Its Spanish owner, International Airlines Group (IAG), has secured £900million of commercial loans with 70 per cent guaranteed by the Madrid government to prop up Iberia and Vueling during the crisis. 

Ryanair chief Michael O’Leary (file picture) today launched a savage attack on the government’s plans for 14-day quarantine on arrivals to the UK

However, it has not taken out loans for BA or sought a bailout from UK authorities. It is thought that this may be in a bid to force other companies out of the UK market. 

Unite the Union ordered legal proceedings against the airline yesterday, and demanded that the business supports its UK workers.

Ministers are mulling coronavirus ‘air bridges’ to allow travellers to move between countries without the need for quarantine once the outbreak is under control, it was revealed today.

Transport Secretary Grant Shapps said a ‘blanket’ 14-day quarantine rule for arrivals will be introduced from next month.
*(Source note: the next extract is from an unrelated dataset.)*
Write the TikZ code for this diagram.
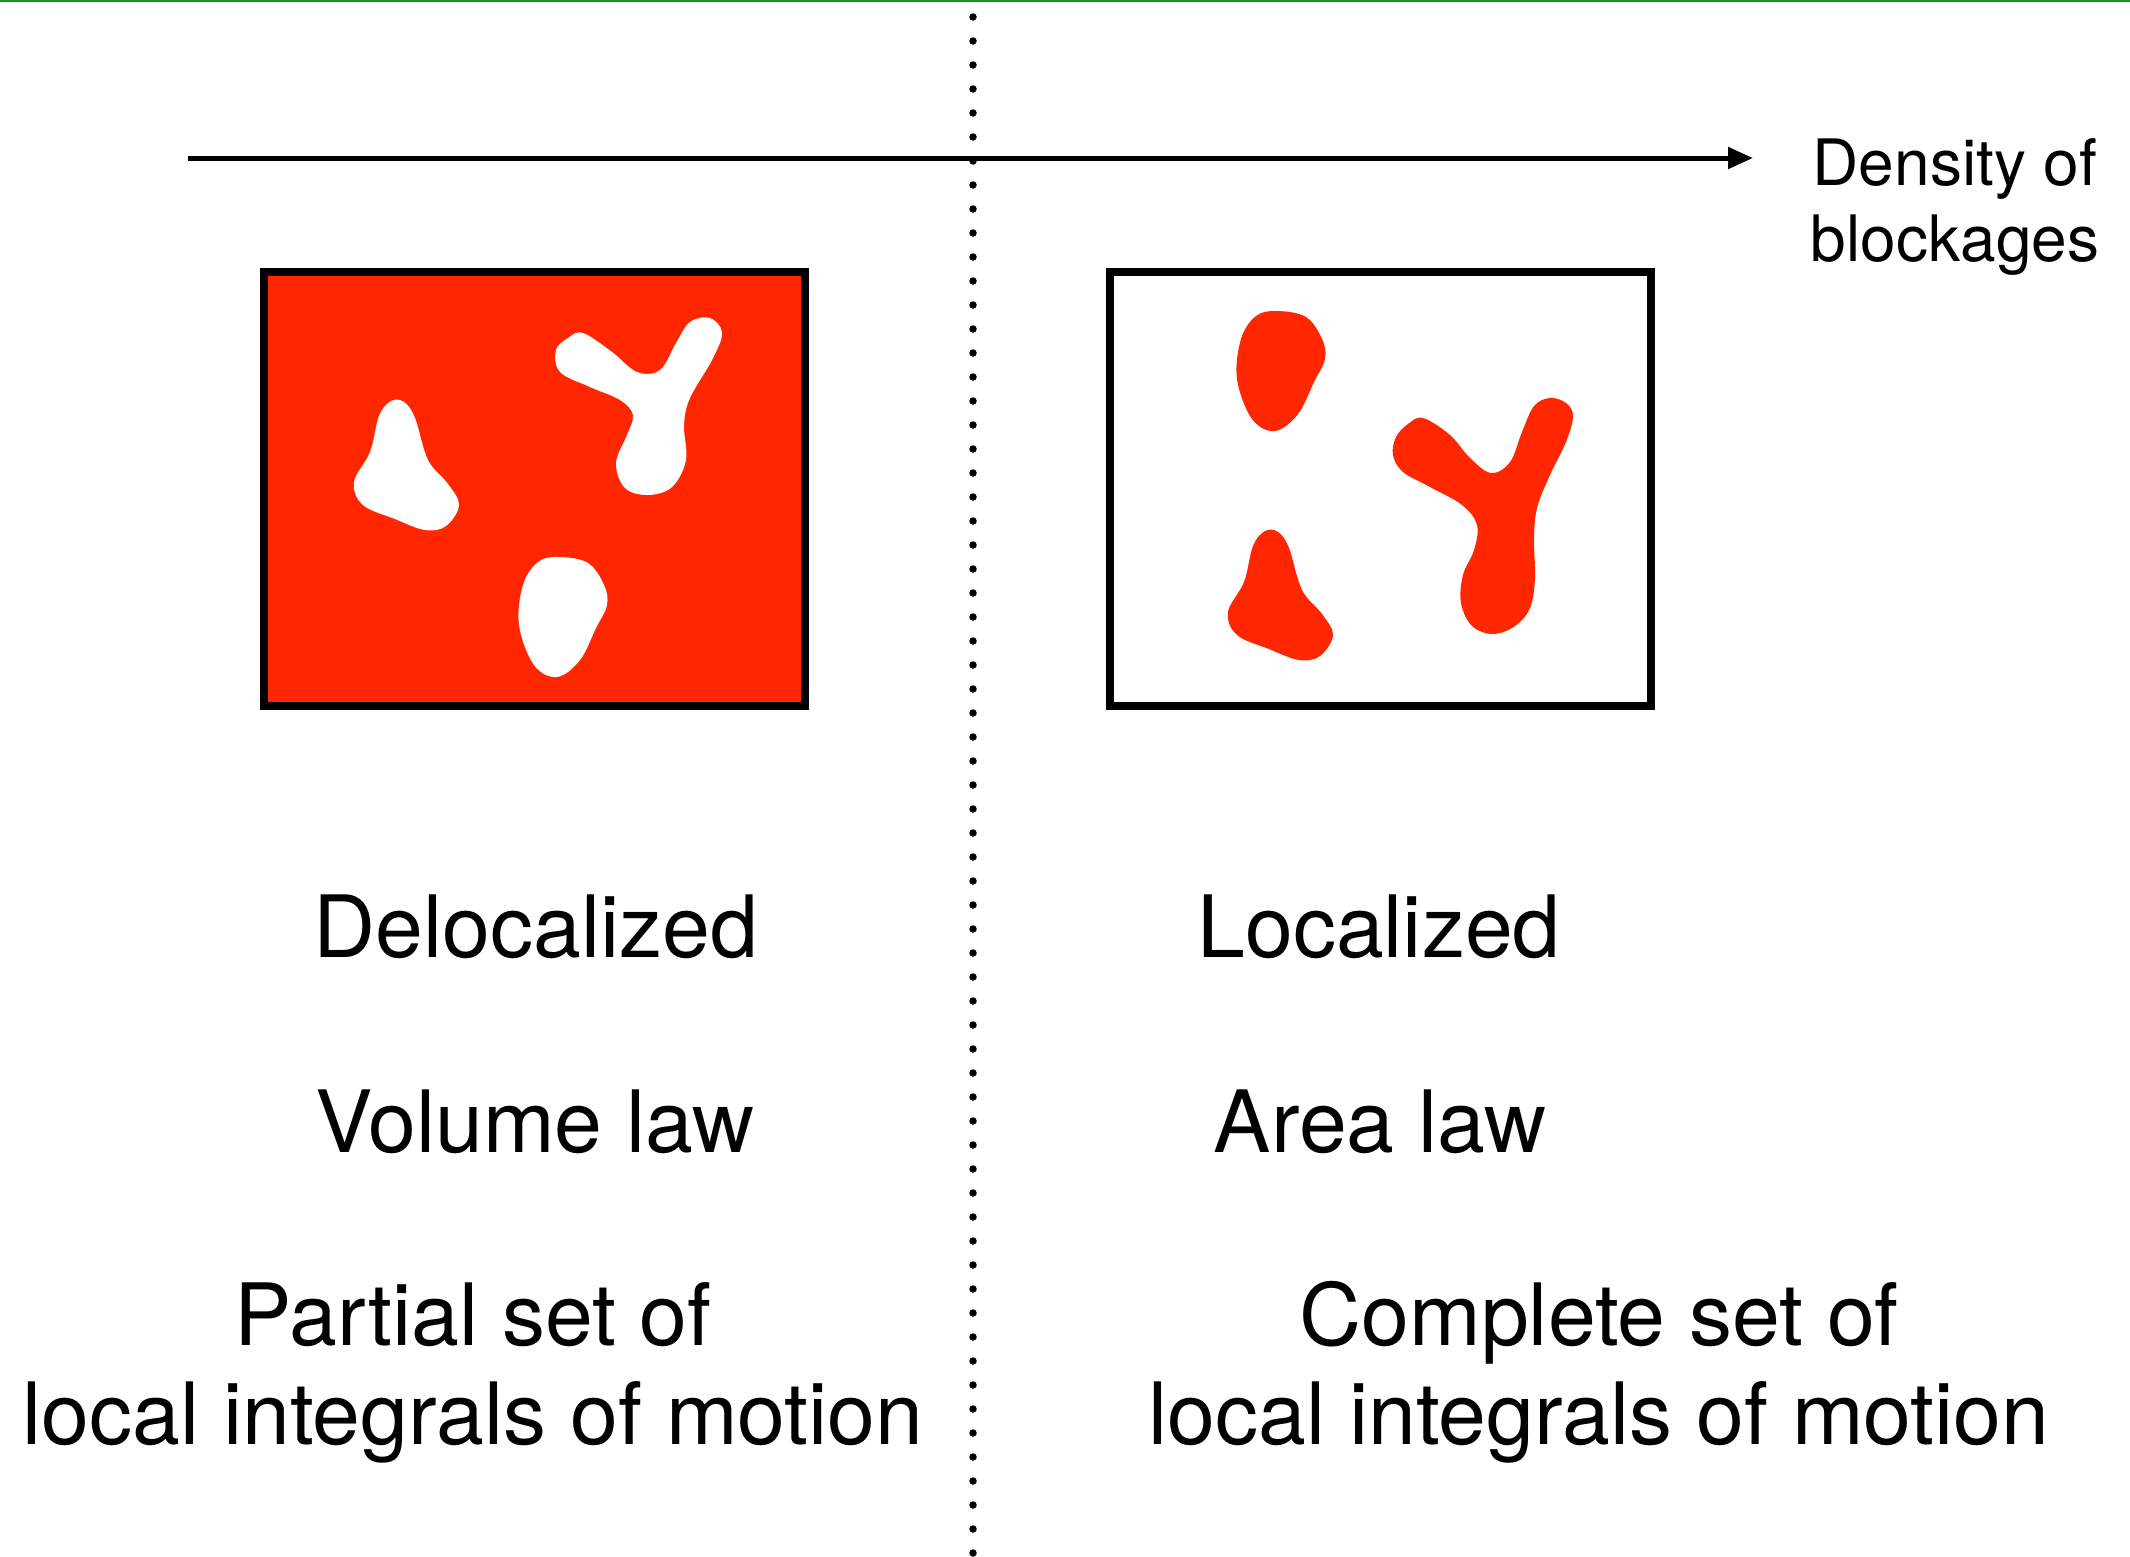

But he disclosed that there are ‘active discussions’ going on over what countries could be exempted from the regime in future, referring to the idea of ‘air bridges’ – usually used to refer to military flights over enemy territory. 

Countries with lower infection levels, such as Australia, New Zealand and Greece, could potentially be excluded from the tough rules, which will be enforced by law. 

Earlier, Ryanair chief Michael O’Leary launched a savage attack on the government’s plans for 14-day quarantine on arrivals to the UK.

The new rules are set dash hopes of summer holidays for most of the summer, as exemptions are largely limited to lorry drivers.

However, Mr O’Leary dismissed claims it will prevent his aim of resuming flights in July, saying he believes the policy is so ‘defective’ and impossible to enforce that the public will merely ignore it.

He insisted the government is ‘making stuff up as they go along’ and face masks are the best way to protect the travelling public – despite many scientists saying they are of limited benefit.